During the process of earning her degree, Delores, an excellent student, did an internship at a prestigious firm whose owners/managers were so impressed by her performance that they decided to sponsor her for an H-1B visa; an employer-based green card; and to help her obtain legal permanent residency with the help of the Cleveland office of Margaret W. Wong & Associates, LLC.
Our team made sure all the procedures set forth by the U.S. Department of Labor were correctly followed and by November of 2019, we were able to file an I-485 (Application for Legal Permanent Residency) on Delores’ behalf.
Needless to say, Delores was quite excited not only because she looked forward to having a green card and, later, U.S. citizenship but because she had recently re-kindled her relationship with her daughter Vivia with whom she had been estranged for the last several years.
Vivia had entered the United States on a B-2 visa which she had overstayed and, by her own admission, had misused chemical substances for an extended period.
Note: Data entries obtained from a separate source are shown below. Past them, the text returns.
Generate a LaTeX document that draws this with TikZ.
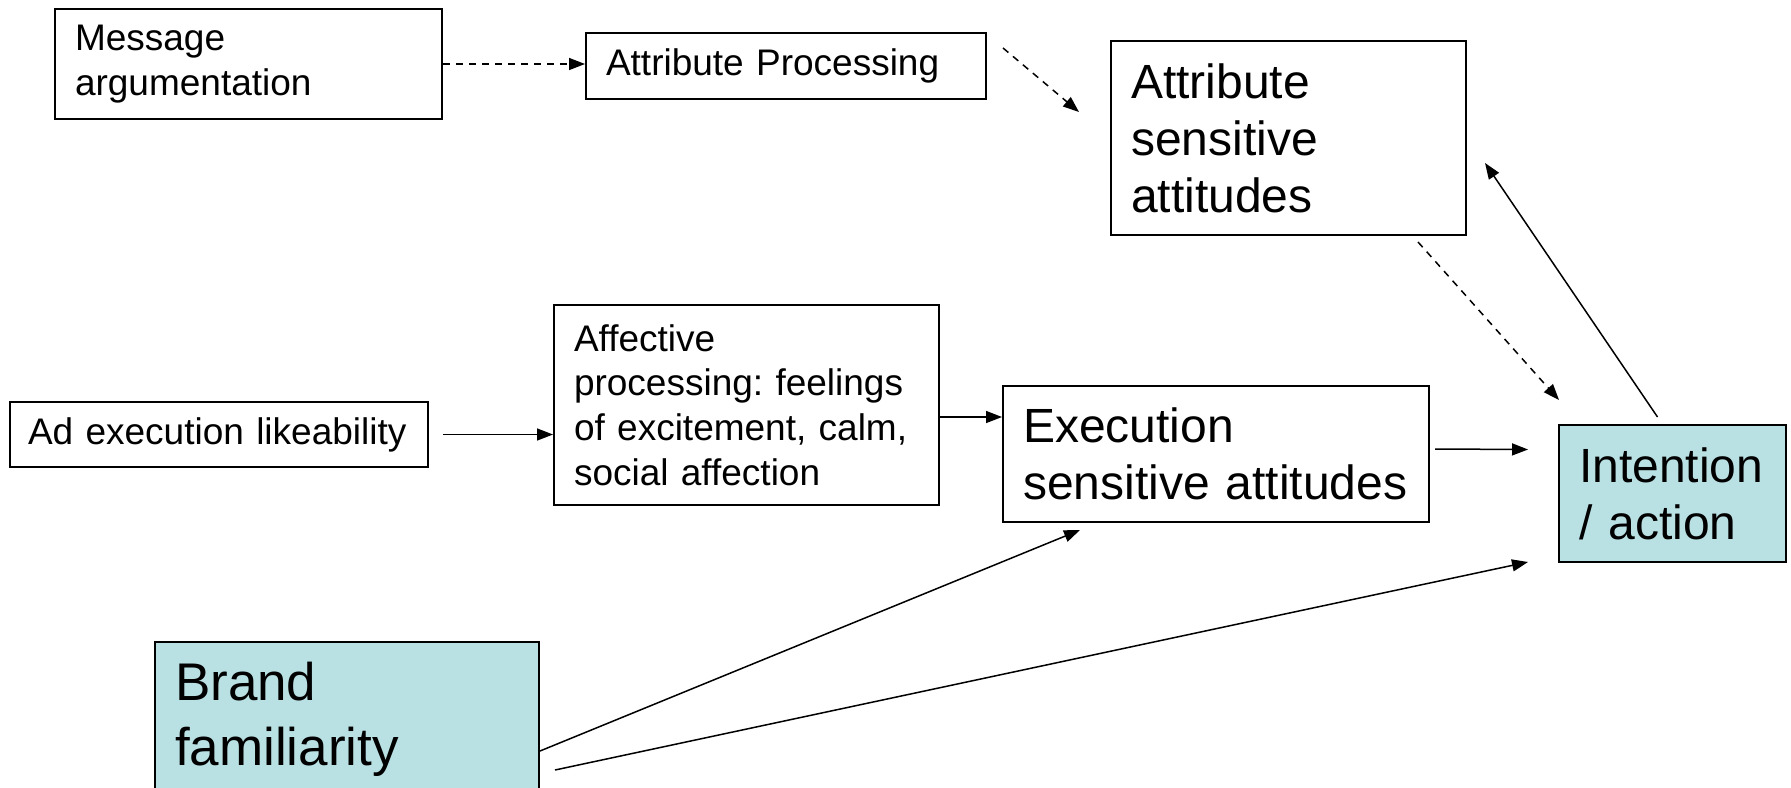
\documentclass[tikz,border=0pt]{standalone}
\usepackage{fontspec}
\setmainfont{Liberation Sans}
\usetikzlibrary{arrows.meta,calc}
\definecolor{famblue}{RGB}{185,224,227}
\hyphenpenalty=10000
\frenchspacing

\begin{document}
\begin{tikzpicture}[
    x=0.5pt, y=-0.5pt,
    box/.style={draw, line width=1pt, anchor=north west, align=left,
      inner xsep=10pt, inner ysep=0pt, font=\fontsize{18.5}{22.3}\selectfont},
    bigbox/.style={box, font=\fontsize{24}{28.5}\selectfont},
    arrow/.style={-{Triangle[length=8pt,width=6pt]}, line width=0.75pt},
    dasharrow/.style={arrow, dash pattern=on 3.5pt off 3pt}
  ]
    \useasboundingbox (0,0) rectangle (1791,787);
    \node[box, text width=173.5pt, minimum height=55pt] (msg) at (54,8) {Message\\argumentation};
    \node[box, text width=180pt, minimum height=33pt] (ap) at (585,32) {Attribute Processing};
    \node[bigbox, text width=157.5pt, minimum height=97pt] (att) at (1110,40) {Attribute\\sensitive\\attitudes};
    \node[box, inner xsep=9pt, text width=191pt, minimum height=32.5pt] (adexec) at (9,401) {Ad execution likeability};
    \node[box, text width=172.5pt, minimum height=100pt] (affect) at (553,304) {Affective\\processing: feelings\\of excitement, calm,\\social affection};
    \node[bigbox, text width=193pt, minimum height=68pt] (exec) at (1002,385) {Execution\\sensitive attitudes};
    \node[bigbox, fill=famblue, text width=93.5pt, minimum height=68.5pt] (intent) at (1558,424) {Intention\\/ action};
    \node[box, fill=famblue, font=\fontsize{26.5}{32.5}\selectfont, text width=172pt, minimum height=77pt] (brand) at (154,641) {Brand\\familiarity};

    \draw[dasharrow] (msg.east) -- (msg.east -| ap.west);
    \draw[dasharrow] ($(ap.north east)+(16,16)$) -- ($(att.north west)+(-31,72)$);
    \draw[dasharrow] ($(att.south east)+(-49,6)$) -- ($(intent.north west)+(1,-24)$);
    \draw[arrow] ($(intent.north)+(-15,-7)$) -- ($(att.east)+(18,25)$);
    \draw[arrow] ($(adexec.east)+(14,0)$) -- (adexec.east -| affect.west);
    \draw[arrow] ($(affect.east)+(0,12)$) -- ($(exec.west)+(0,-37)$);
    \draw[arrow] ($(exec.east)+(5,-5)$) -- ($(intent.west)+(-30,-44)$);
    \draw[arrow] ($(brand.east)+(0,32)$) -- ($(exec.south)+(-136,7)$);
    \draw[arrow] ($(brand.east)+(15,51)$) -- ($(intent.south west)+(-30,-1)$);
  \end{tikzpicture}
\end{document}
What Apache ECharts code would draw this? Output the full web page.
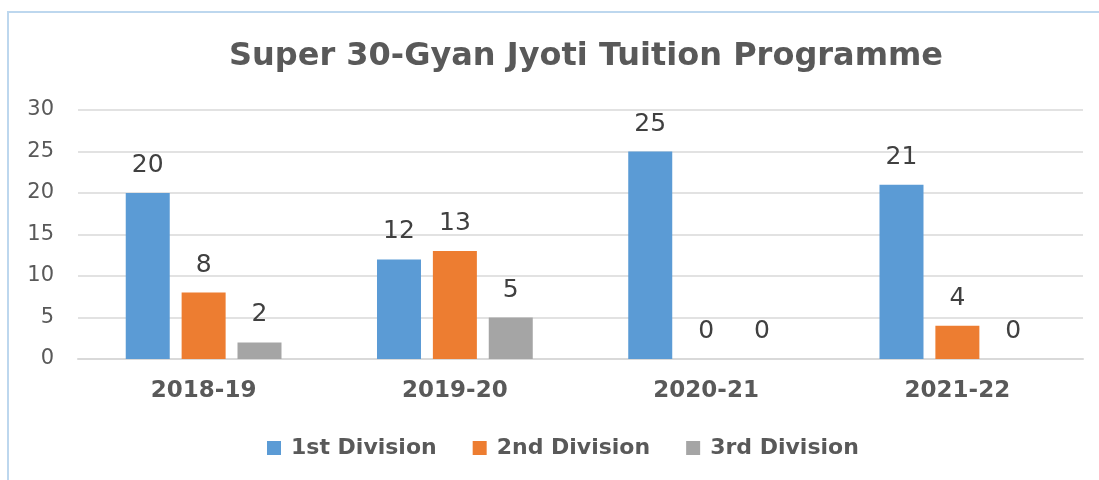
<!DOCTYPE html>
<html>
<head>
<meta charset="utf-8">
<script src="https://cdn.jsdelivr.net/npm/echarts@6/dist/echarts.min.js"></script>
<style>
  html, body { margin: 0; padding: 0; background: #fff; }
  #chart { width: 1099px; height: 480px; }
</style>
</head>
<body>
<div id="chart"></div>
<script>
// chart values
const years = ['2018-19', '2019-20', '2020-21', '2021-22']
const firstDiv = [20, 12, 25, 21]
const secondDiv = [8, 13, 0, 4]
const thirdDiv = [2, 5, 0, 0]
const seriesNames = ['1st Division', '2nd Division', '3rd Division']
const colors = ['#5b9bd5', '#ed7d31', '#a5a5a5']

const fontFamily = 'DejaVu Sans'
const chart = echarts.init(document.getElementById('chart'))

function makeSeries(name, data, color) {
    return {
        name: name,
        type: 'bar',
        data: data,
        barWidth: 44,
        barGap: '27%',
        itemStyle: { color: color },
        label: {
            show: true,
            position: 'top',
            distance: 15,
            fontFamily: fontFamily,
            fontSize: 25,
            color: '#404040'
        }
    }
}

chart.setOption({
    animation: false,
    color: colors,
    title: {
        text: 'Super 30-Gyan Jyoti Tuition Programme',
        left: 581,
        top: 36,
        textAlign: 'center',
        textStyle: {
            fontFamily: fontFamily,
            fontSize: 32,
            fontWeight: 'bold',
            color: '#595959'
        }
    },
    legend: {
        bottom: 16,
        left: 262,
        icon: 'rect',
        itemWidth: 14,
        itemHeight: 14,
        itemGap: 36,
        textStyle: {
            fontFamily: fontFamily,
            fontSize: 22,
            fontWeight: 'bold',
            color: '#595959',
            padding: [0, 0, 0, 5]
        },
        data: seriesNames
    },
    grid: {
        left: 78,
        right: 16,
        top: 110,
        bottom: 121,
        containLabel: false
    },
    xAxis: {
        type: 'category',
        data: years,
        axisLine: { lineStyle: { color: '#d9d9d9', width: 2 } },
        axisTick: { show: false },
        axisLabel: {
            margin: 21,
            fontFamily: fontFamily,
            fontSize: 23,
            fontWeight: 'bold',
            color: '#595959'
        }
    },
    yAxis: {
        type: 'value',
        min: 0,
        max: 30,
        interval: 5,
        axisLine: { show: false },
        axisTick: { show: false },
        splitLine: { lineStyle: { color: '#d9d9d9', width: 1.5 } },
        axisLabel: {
            margin: 24,
            fontFamily: fontFamily,
            fontSize: 21,
            color: '#595959'
        }
    },
    graphic: [{
        type: 'polyline',
        shape: { points: [[8, 480], [8, 12], [1099, 12]] },
        style: { stroke: '#bdd7ee', lineWidth: 2, fill: null }
    }],
    series: [
        makeSeries(seriesNames[0], firstDiv, colors[0]),
        makeSeries(seriesNames[1], secondDiv, colors[1]),
        makeSeries(seriesNames[2], thirdDiv, colors[2])
    ]
})
</script>
</body>
</html>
Thankfully though, with the help of counseling, Vivia was able to finally get her life together and was now working full-time and doing quite well.
Accordingly, Delores booked a meeting with the Margaret W. Wong & Associates, LLC. Wong team to see if there was anything that she could do to help her twenty-year old daughter obtain a green card too.
Let it be noted that at this point, since she was under age twenty-one, Vivia was still considered a “child” under the auspices of the USCIS; however, in just over a year’s time she would be twenty-one on December 28th, 2020.
To be sure, the process of a parent sponsoring a son/daughter is easier if the offspring qualifies as a “child” but if the offspring is twenty-one years old or older there certainly is a pathway but it could take years.
Due to Vivia’s age, our team reasoned that there was no way that Delores could obtain a green card in time to sponsor Vivia and complete the process before the young woman’s twenty-first birthday.
But, we also reasoned that if Delores could get her green card in time to file an I-130 (Petition for Alien Relative) on behalf of her daughter before the latter turned twenty-one, we could ask that the Child Status Protection Act of 2002 be applied which would freeze Vivia’s age at twenty, but this was up to the discretion of USCIS which weighed each case individually.
As it turned out, Delores was not granted a green card until November of 2020. Nevertheless, our team had the paperwork all ready to go so we were able to file the I-130 for Vivia before her twenty-first birthday.
What will happen next is unclear but we consider this to be a success story because Vivia is a very mature young woman who is very happy and thankful that her mother is now a green card holder and has a pathway to U.S. citizenship in 2023.
As for herself, Vivia is now working with us to prepare a 601A waiver regarding overstaying her visa which is a necessary element to obtaining a green card.
No doubt, Vivia is determined to achieve legal permanent residency for herself and told us that “if it takes years, then it takes years!”